Very nice shooting ???????? Congratulations!


----------



## mattwalt (Jan 5, 2017)

Nicely done!


----------



## Alfred E.M. (Jul 5, 2014)

*Excellent, in spite of the breeze trying to make it even more difficult. * :thumbsup:


----------



## Samurai Samoht (Apr 6, 2013)

Well done! A solid 5/5! :thumbsup:


----------



## brucered (Dec 30, 2015)

Boom, that's how it's done!


----------



## treefork (Feb 1, 2010)

Congratulations ! Fine shooting . Shots two and five were looking like match head strikers .


----------



## Flatband (Dec 18, 2009)

Great group KawKan! Congratulations!


----------



## KawKan (May 11, 2013)

Alfred E. Monkeynipples said:


> *Excellent, in spite of the breeze trying to make it even more difficult. * :thumbsup:


Thanks!

Hey, this is Kansas.

If I didn't shoot in the the breeze, I couldn't shoot outside!

But this wasn't bad. Just enough to help me keep my cool after the shots on the line!


----------



## KawKan (May 11, 2013)

treefork said:


> Congratulations ! Fine shooting . Shots two and five were looking like match head strikers .


Treefork, you're tearing me up!

Just when I'm getting a fat head, you pop my bubble and raise the bar!

LOL!

Thanks for the kind words.


----------



## Tag (Jun 11, 2014)

Way to go KawKan!!!! Couldn't happen to a nicer gentleman Great shooting


----------



## Royleonard (Jun 30, 2017)

Hoo Rah great stuff form and relaxation between shots.Like the target setup also mines like yours only vertical.Congrats.


----------



## Ibojoe (Mar 13, 2016)

Got rid of the grey area! Way to go buddy! On to 20 meters! Congratulations


----------



## KawKan (May 11, 2013)

Ibojoe said:


> Got rid of the grey area! Way to go buddy! On to 20 meters! Congratulations


Thanks, Bud!

Now it's your turn to get the grey out!

You know if you can hit 4 out of 4, you can hit 5 out of 5!


----------



## AaronMB (May 1, 2013)

Awesome! Quite inspiring.


----------



## Ukprelude (Apr 17, 2016)

That's some Jedi level concentration right there! Awsome shooting pal 

Sent from my SM-G935F using Tapatalk


----------



## dirtbag (Jan 3, 2015)

Awesome, well done.


----------



## Charles (Aug 26, 2010)

KawKan said:


> Persistence pays
> 
> After many tries, I finally got a video of hitting a circle the size of a standard beverage can 5 times in a row from 33 feet (10 meters). I used all the 2-½ inch circle to get there - but I don't mind.
> 
> ...


Very well done, indeed!!!! I guess I have no more excuses for not shooting full butterfly with my beard ... You certainly seem to have no problem with it. Oh, heavy sigh ... another of my excuses vanishes in the breeze ....

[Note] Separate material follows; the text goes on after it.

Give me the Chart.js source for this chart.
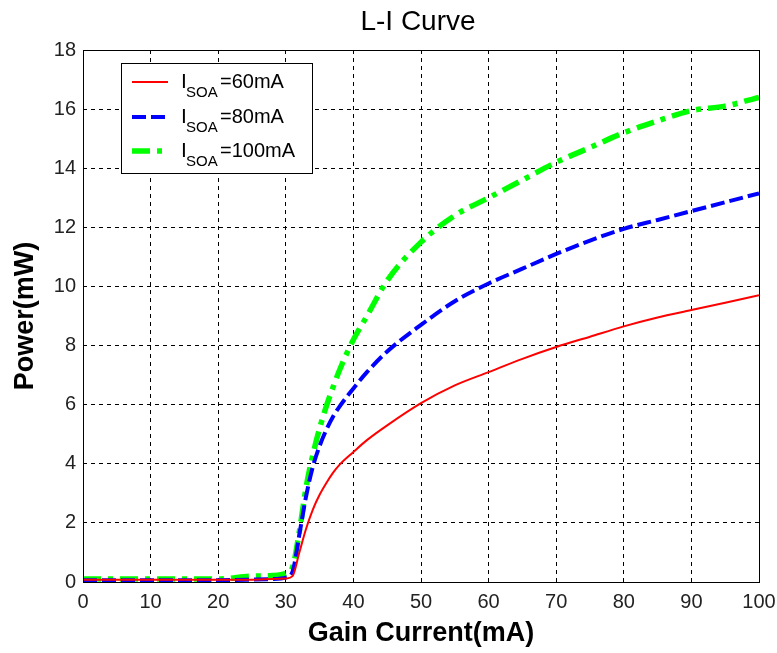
<!DOCTYPE html>
<html>
<head>
<meta charset="utf-8">
<script src="https://cdn.jsdelivr.net/npm/chart.js@4/dist/chart.umd.min.js"></script>
<style>
  html, body { margin: 0; padding: 0; background: #fff; }
  #wrap { width: 777px; height: 653px; }
</style>
</head>
<body>
<div id="wrap"><canvas id="liChart" width="777" height="653"></canvas></div>
<script>
// gain current (mA) and output power (mW)
var current = [0, 5, 10, 15, 20, 25, 28, 30, 31, 32, 33, 34, 35, 36, 37, 38, 40, 42, 45, 50, 55, 60, 65, 70, 75, 80, 85, 90, 95, 100];
var power60 = [0.08, 0.08, 0.08, 0.08, 0.08, 0.08, 0.1, 0.12, 0.2, 1.0, 1.8, 2.45, 2.95, 3.35, 3.7, 3.98, 4.4, 4.8, 5.3, 6.05, 6.65, 7.1, 7.55, 7.95, 8.3, 8.65, 8.95, 9.2, 9.45, 9.7];
var power80 = [0.06, 0.06, 0.06, 0.06, 0.06, 0.08, 0.1, 0.15, 0.35, 1.6, 2.9, 3.9, 4.6, 5.15, 5.6, 5.95, 6.55, 7.1, 7.8, 8.7, 9.5, 10.1, 10.6, 11.1, 11.55, 11.95, 12.25, 12.55, 12.85, 13.15];
var power100 = [0.1, 0.1, 0.1, 0.1, 0.1, 0.2, 0.22, 0.3, 0.5, 1.7, 3.2, 4.3, 5.2, 5.95, 6.6, 7.2, 8.2, 9.0, 10.2, 11.5, 12.4, 13.0, 13.6, 14.2, 14.7, 15.2, 15.6, 15.95, 16.1, 16.4];
var seriesNames = ['=60mA', '=80mA', '=100mA'];

function toPoints(ys) {
  return current.map(function (x, i) { return { x: x, y: ys[i] }; });
}

var data = {
  datasets: [{
    label: 'ISOA' + seriesNames[0],
    data: toPoints(power60),
    borderColor: '#ff0000',
    borderWidth: 2,
    pointRadius: 0,
    showLine: true,
    cubicInterpolationMode: 'monotone'
  }, {
    label: 'ISOA' + seriesNames[1],
    data: toPoints(power80),
    borderColor: '#0000ff',
    borderWidth: 4,
    borderDash: [14, 5],
    pointRadius: 0,
    showLine: true,
    cubicInterpolationMode: 'monotone'
  }, {
    label: 'ISOA' + seriesNames[2],
    data: toPoints(power100),
    borderColor: '#00ff00',
    borderWidth: 5.5,
    borderDash: [18, 7, 5, 7],
    pointRadius: 0,
    showLine: true,
    cubicInterpolationMode: 'monotone'
  }]
};

// box, title and matlab style legend (subscript needs hand drawing)
var decor = {
  id: 'decor',
  afterDraw: function (chart) {
    var ctx = chart.ctx, a = chart.chartArea;
    ctx.save();
    ctx.setLineDash([]);
    ctx.strokeStyle = '#000';
    ctx.lineWidth = 1;
    ctx.strokeRect(Math.round(a.left) + 0.5, Math.round(a.top) + 0.5, Math.round(a.right - a.left), Math.round(a.bottom - a.top));

    ctx.fillStyle = '#000';
    ctx.font = '28px "Liberation Sans", Arial, sans-serif';
    ctx.textAlign = 'center';
    ctx.textBaseline = 'alphabetic';
    ctx.fillText('L-I Curve', 418, 30);

    // legend box
    ctx.fillStyle = '#fff';
    ctx.fillRect(121, 63, 191, 110);
    ctx.strokeRect(121.5, 63.5, 191, 110);
    var rows = [82, 117, 151];
    chart.data.datasets.forEach(function (ds, i) {
      var y = rows[i];
      ctx.save();
      ctx.strokeStyle = ds.borderColor;
      ctx.lineWidth = ds.borderWidth;
      ctx.setLineDash(ds.borderDash || []);
      ctx.beginPath();
      ctx.moveTo(132, y);
      ctx.lineTo(168, y);
      ctx.stroke();
      ctx.restore();
      ctx.fillStyle = '#000';
      ctx.textAlign = 'left';
      ctx.font = '21px "Liberation Sans", Arial, sans-serif';
      ctx.fillText('I', 181, y + 6);
      ctx.font = '15px "Liberation Sans", Arial, sans-serif';
      ctx.fillText('SOA', 186, y + 15);
      ctx.font = '20px "Liberation Sans", Arial, sans-serif';
      ctx.fillText(seriesNames[i], 220, y + 6);
    });
    ctx.restore();
  }
};

var tickFont = { family: '"Liberation Sans", Arial, sans-serif', size: 20 };
var titleFont = { family: '"Liberation Sans", Arial, sans-serif', size: 27, weight: 'bold' };

var options = {
  responsive: false,
  animation: false,
  layout: { padding: { top: 50, right: 18, left: 0, bottom: 0 } },
  scales: {
    x: {
      type: 'linear',
      min: 0,
      max: 100,
      ticks: { stepSize: 10, color: '#222', font: tickFont, padding: 8, maxRotation: 0 },
      grid: { color: '#000', lineWidth: 1, drawTicks: false },
      border: { display: false, dash: [4, 4] },
      title: { display: true, text: 'Gain Current(mA)', color: '#000', font: titleFont, padding: { top: 0, bottom: 3 } },
      afterFit: function (scale) {
        scale.height = 71;
        scale.paddingLeft = 0;
        scale.paddingRight = 0;
      }
    },
    y: {
      min: 0,
      max: 18,
      ticks: { stepSize: 2, color: '#222', font: tickFont, padding: 7 },
      grid: { color: '#000', lineWidth: 1, drawTicks: false },
      border: { display: false, dash: [4, 4] },
      title: { display: true, text: 'Power(mW)', color: '#000', font: titleFont, padding: { top: 9, bottom: 0 } },
      afterFit: function (scale) { scale.width = 83; }
    }
  },
  plugins: {
    legend: { display: false },
    tooltip: { enabled: false }
  }
};

var ctx = document.getElementById('liChart').getContext('2d');
var liChart = new Chart(ctx, {
  type: 'scatter',
  data: data,
  options: options,
  plugins: [decor]
});
</script>
</body>
</html>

I will put in for your badge. Congratulations !

Cheers ..... Charles


----------



## KawKan (May 11, 2013)

Thanks for the kind words, Charles!

We all know you can shoot butterfly with the right motivation.

If memory serves, you were pulling close to full butterfly going for Power Ranger qualification with the King Kat powered with office rubber, no less!

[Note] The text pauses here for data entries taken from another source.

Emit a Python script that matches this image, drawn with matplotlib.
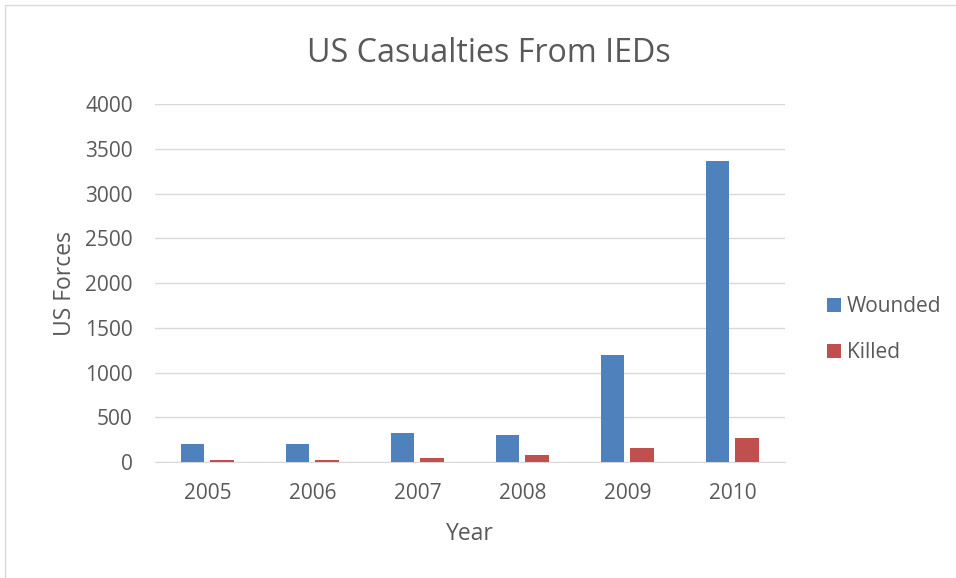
import matplotlib
matplotlib.use("Agg")
import matplotlib.pyplot as plt
import numpy as np
from matplotlib.patches import Rectangle

years = ["2005", "2006", "2007", "2008", "2009", "2010"]
wounded = [205, 200, 325, 302, 1200, 3361]
killed = [19, 22, 48, 75, 160, 269]

plt.rcParams['font.family'] = ['Open Sans', 'DejaVu Sans']
text_color = "#595959"

fig = plt.figure(figsize=(9.56, 5.78), dpi=100)
ax = fig.add_axes([0.162, 0.2007, 0.659, 0.6193])

x = np.arange(len(years))
bw = 0.225
off = 0.14
ax.bar(x - off, wounded, bw, color="#4f81bd", label="Wounded", zorder=3)
ax.bar(x + off, killed, bw, color="#c0504d", label="Killed", zorder=3)

ax.set_xlim(-0.5, len(years) - 0.5)
ax.set_ylim(0, 4000)
ax.set_yticks(range(0, 4001, 500))
ax.set_xticks(x)
ax.set_xticklabels(years)
ax.yaxis.grid(True, color="#d9d9d9", linewidth=1, zorder=0)
ax.set_axisbelow(True)
for s in ["top", "right", "left"]:
    ax.spines[s].set_visible(False)
ax.spines["bottom"].set_color("#d9d9d9")
ax.tick_params(axis="both", length=0, labelsize=15, labelcolor=text_color)
ax.tick_params(axis="x", pad=15)
ax.tick_params(axis="y", pad=16)

ax.set_xlabel("Year", fontsize=16.5, color=text_color, labelpad=13)
ax.set_ylabel("US Forces", fontsize=16.5, color=text_color, labelpad=6)
fig.text(489/956, 1 - 53/578, "US Casualties From IEDs", ha="center", va="center",
         fontsize=23.2, color=text_color)

leg = fig.legend(loc="center left", bbox_to_anchor=(826.7/956, 1 - 329.5/578),
                 bbox_transform=fig.transFigure, frameon=False,
                 fontsize=15, handlelength=0.67, handleheight=0.67,
                 labelspacing=1.2, handletextpad=0.3, borderpad=0,
                 borderaxespad=0, labelcolor=text_color)

fig.patches.append(Rectangle((5/956, -0.1), 1.2, 1 - 5/578 + 0.1,
                             transform=fig.transFigure, fill=False,
                             edgecolor="#d9d9d9", linewidth=1))

fig.savefig("out.png", dpi=100)
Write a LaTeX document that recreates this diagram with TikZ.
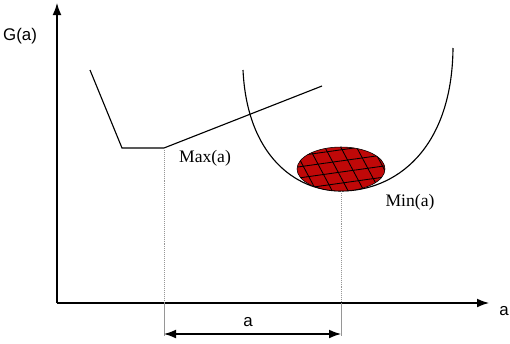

If we're having fun -- whether by trying new techniques or sticking with old ones -- we're on the right track!


----------



## Ibojoe (Mar 13, 2016)

Congratulations again buddy! Im gonna fix mine soon but if I get three from 20 I'll be happy I think.lol


----------



## KawKan (May 11, 2013)

Ibojoe said:


> Congratulations again buddy! Im gonna fix mine soon but if I get three from 20 I'll be happy I think.lol


C'mon Joe, that tuna can must look like a dinner plate sitting out there!


----------



## James West (Dec 6, 2014)

Congratulations sir well done


----------



## MonRiver (Sep 10, 2017)

Superb

Sent from my iPad using Tapatalk Pro


----------